Napoleon at Waterloo, 1815

Grande Armée

In June 1812, Napoleon Bonaparte launched his Grande Armée into a disastrous invasion of Russia. With nearly 500,000 men, Napoleon crossed Western Russia fighting many minor engagements and marching towards Moscow.

As the Russian army fell back, it applied scorched-earth tactics, burning villages, towns and crops and forcing the French to rely on a supply system that was incapable of feeding their large army.

Napoleon finally engaged the Russians at the Battle of Borodino (7 September 1812). It was the costliest single day of the Napoleonic Wars (1803-15) with over 70,000 casualties. The Russians withdrew the following day, leaving the French without the decisive victory Napoleon sought. The French suffered heavy losses but lacked reinforcements to replace them.

Crossing the Niemen at the opening of the campaign, 1812

The burning of Moscow, September 1812


A week later, Napoleon entered Moscow, finding it abandoned and burned. With no signs of the Russians suing for peace, and with winter closing in and his men low on supplies, Napoleon was soon forced to retreat. He was harried by the Russians all the way.

In mid-December, the French crossed the River Memel, Russia's border with East Prussia. By then, only around 20,000 troops remained of the nearly half a million who had invaded.

Napoleon was forced to abandon his army and return to Paris to protect his power base from plotters. He was pursued by the Russians, who were later joined by the Prussians and Austrians, breaking their imposed alliances with France.

Pursuit of the French through Leipzig, 1813 


An unforeseen by-product of Napoleon's failed expedition to Russia was his army's exposure to the Russian method of tea making.

Tea had been introduced to Russia in the 1600s, when a new Chinese ambassador gifted several chests to Tsar Aleksey Mikhaylovich Romanov. 

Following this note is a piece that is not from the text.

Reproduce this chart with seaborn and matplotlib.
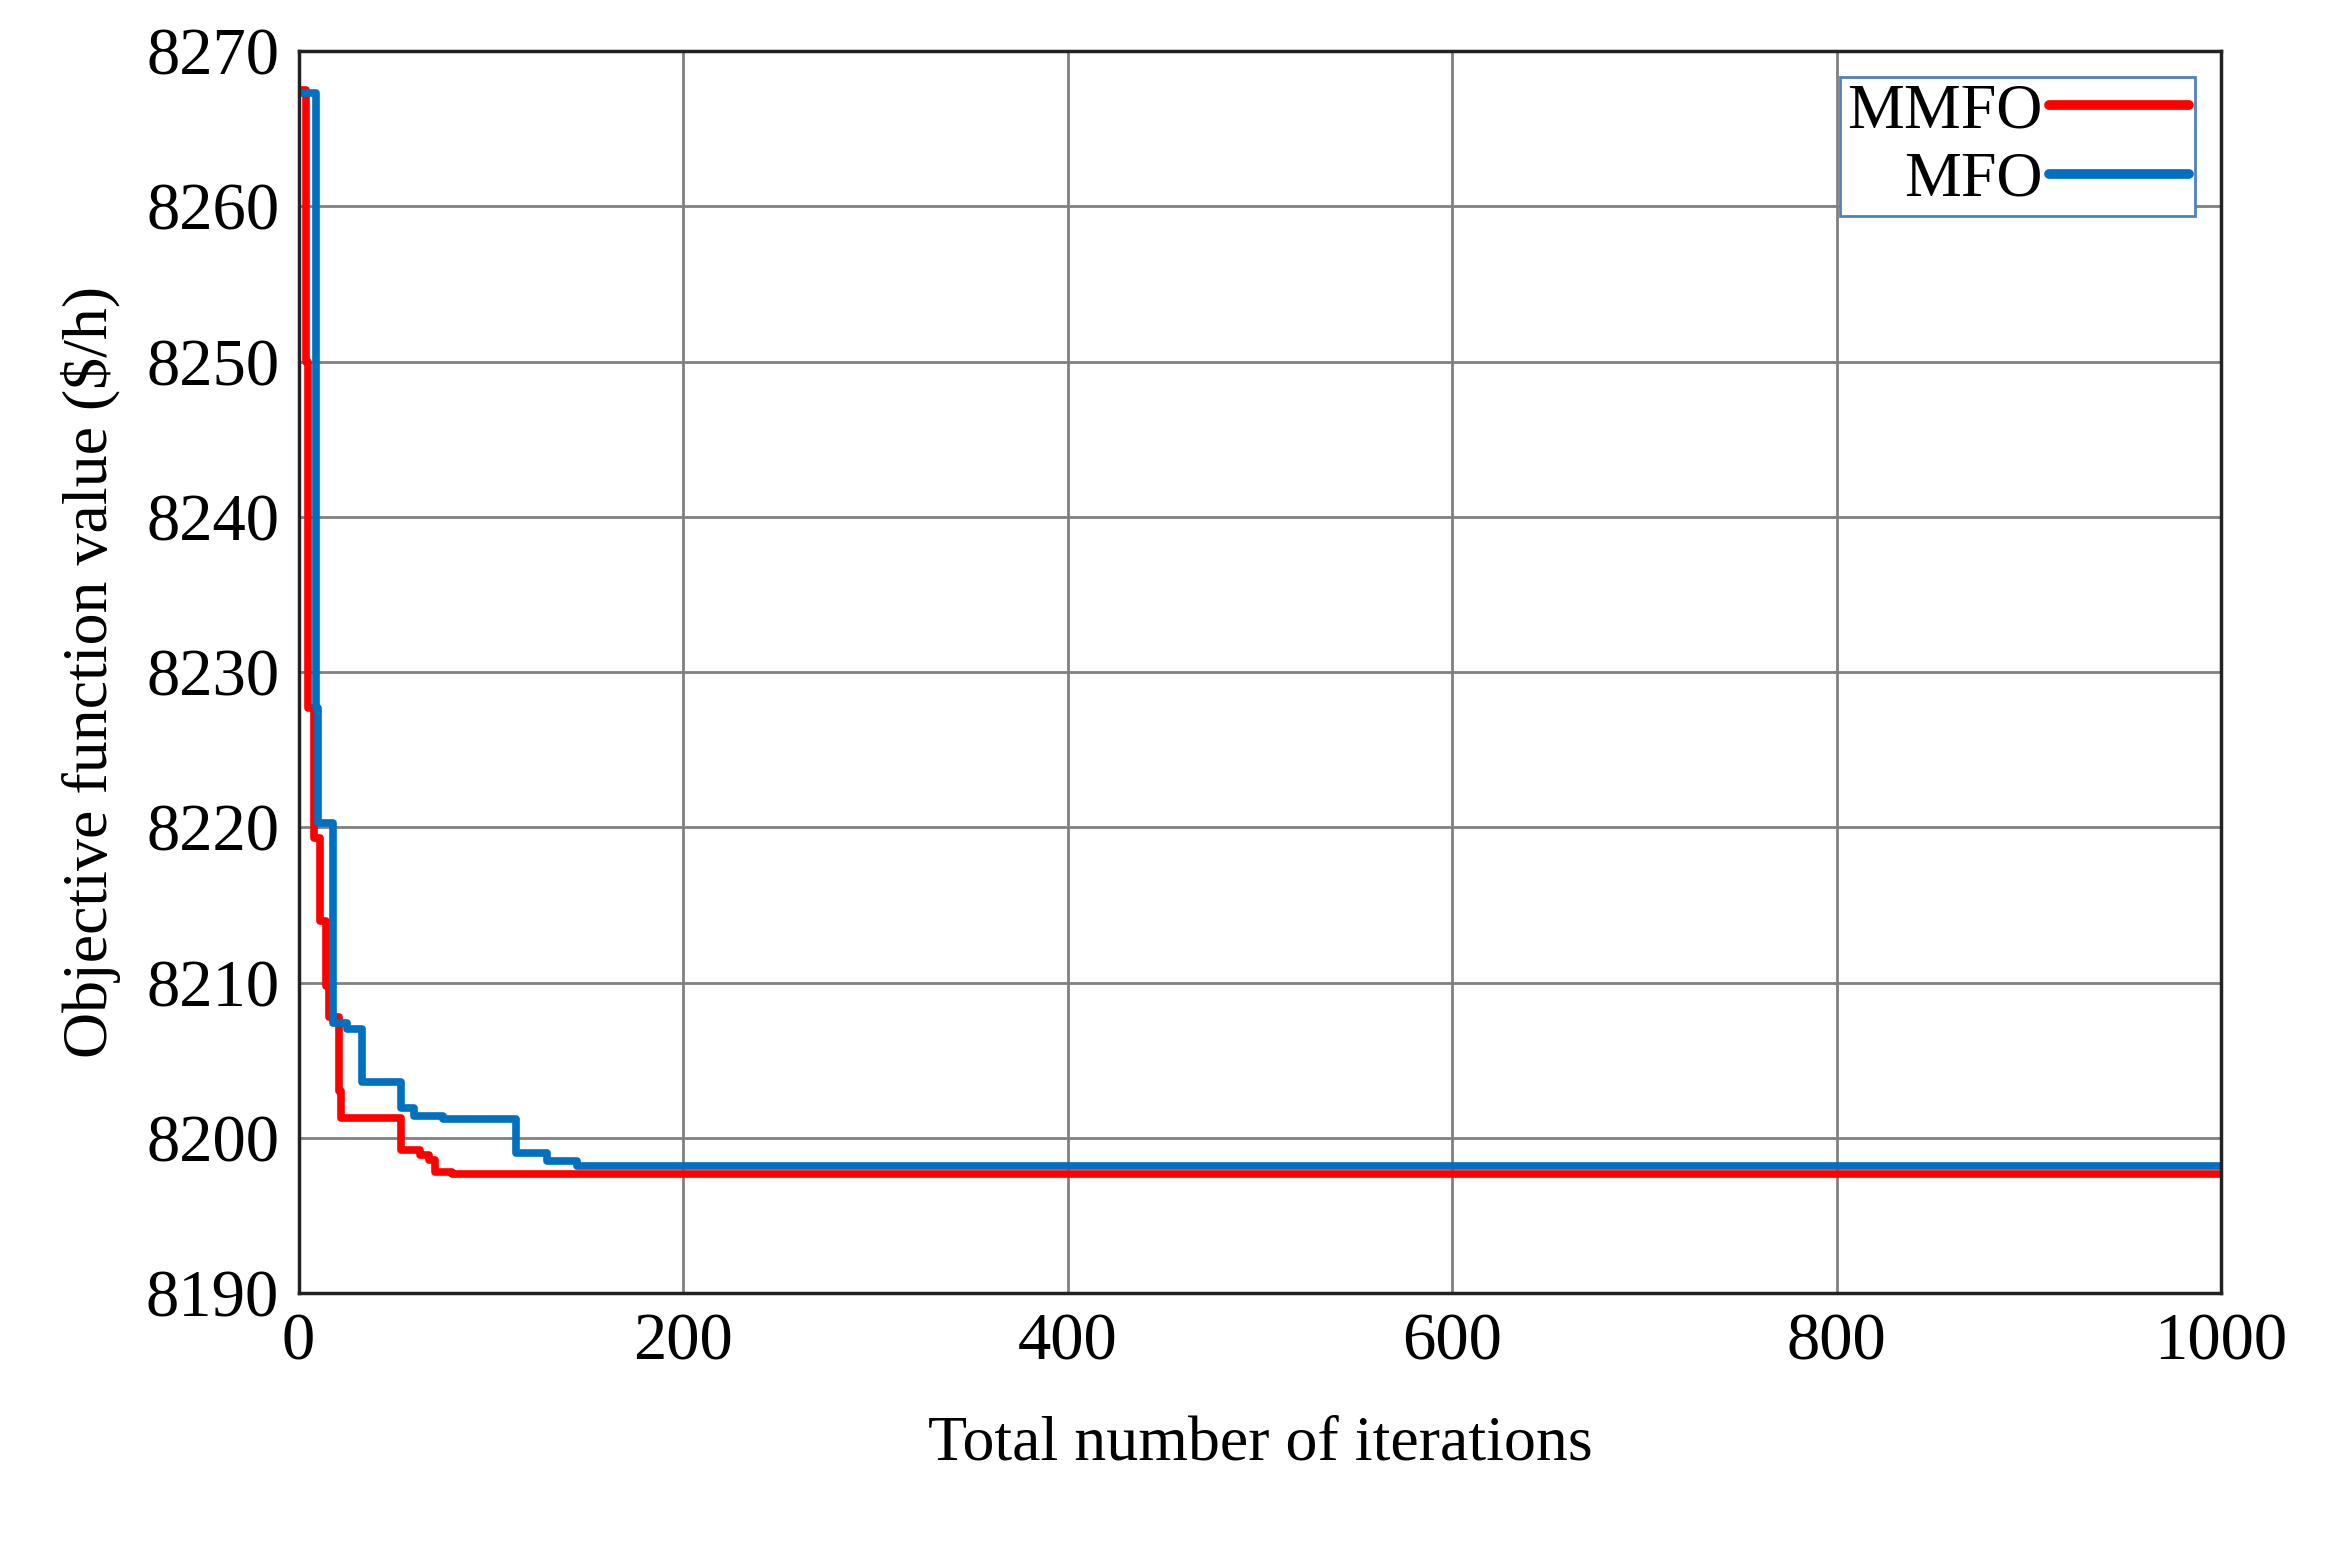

The Russians imported various aspects of tea brewing from surrounding cultures. This included the use of the samovar: a ceramic boiling pot - based on the Tibetan hotpot - which also served as a heater.

On the frozen Russian steppes, it became the practice to drink strong, dark brews (zavarka) sweetened with sugar, jam or honey. It was usually sipped from a tea glass (podstakanniki) with metallic holders or handles to protect the drinker’s fingers.

Tea drinking soon developed into a social ceremony. Groups of people would sit around the samovar - which in Russian means 'self-boiler’ - conducting business and chatting while sipping glasses of hot tea.

Samovar taken from Napoleon’s baggage after the Battle of Waterloo, 1815 


In several Central Asian cultures, the samovar evolved into a more elaborate tea-making device. It usually featured a metallic urn, supported by legs, with insulated handles, a cover and steam-vent, and often a tap.

Hot coals, charcoal or burning pinecones were placed into an internal heating chamber. This connected to a chimney to release hot gasses. The heated air passed through a pipe inside the main water chamber, heating the water. The boiling water then rose to a second kettle chamber in which the tea was brewed.

Samovars were usually crafted from copper, brass, bronze, silver, tin or nickel. Ornate decorations in ceramic, glass, gems or precious metals are often seen on examples from Turkey, Iran and Russia.

Samovar taken from Napoleon’s baggage after the Battle of Waterloo, 1815 

Napoleon’s urns 

The National Army Museum holds two fine examples of samovars that belonged to Napoleon. Both are made from copper and brass, with bodies shaped as inverted tear drops, featuring two brass handles. They are supported by four ball feet, joined by a concave-sided square plate, surmounted by a sphinx. Badges at the top of each of their four legs depict the French Imperial Eagle.

Although the maker is unknown, both were probably produced in France in early 1815. They may have been made specifically for Napoleon when he reformed his armies following his return from exile on Elba, and carried by him during the Hundred Days (20 March to 8 July 1815).

Napoleon fleeing the battlefield after his defeat at Waterloo, 1815


Towards the end of the Battle of Waterloo on 18 June 1815, Napoleon’s battle formations began to disintegrate and he was forced to flee the field. In his haste, he abandoned his diamond-laden carriage and baggage train, both of which were looted by victorious British and Prussian troops.

As Field Marshals Blücher and Wellington met to salute their mutual victory at La Belle Alliance, it is believed that some of those British troops captured the samovars as spoils of war.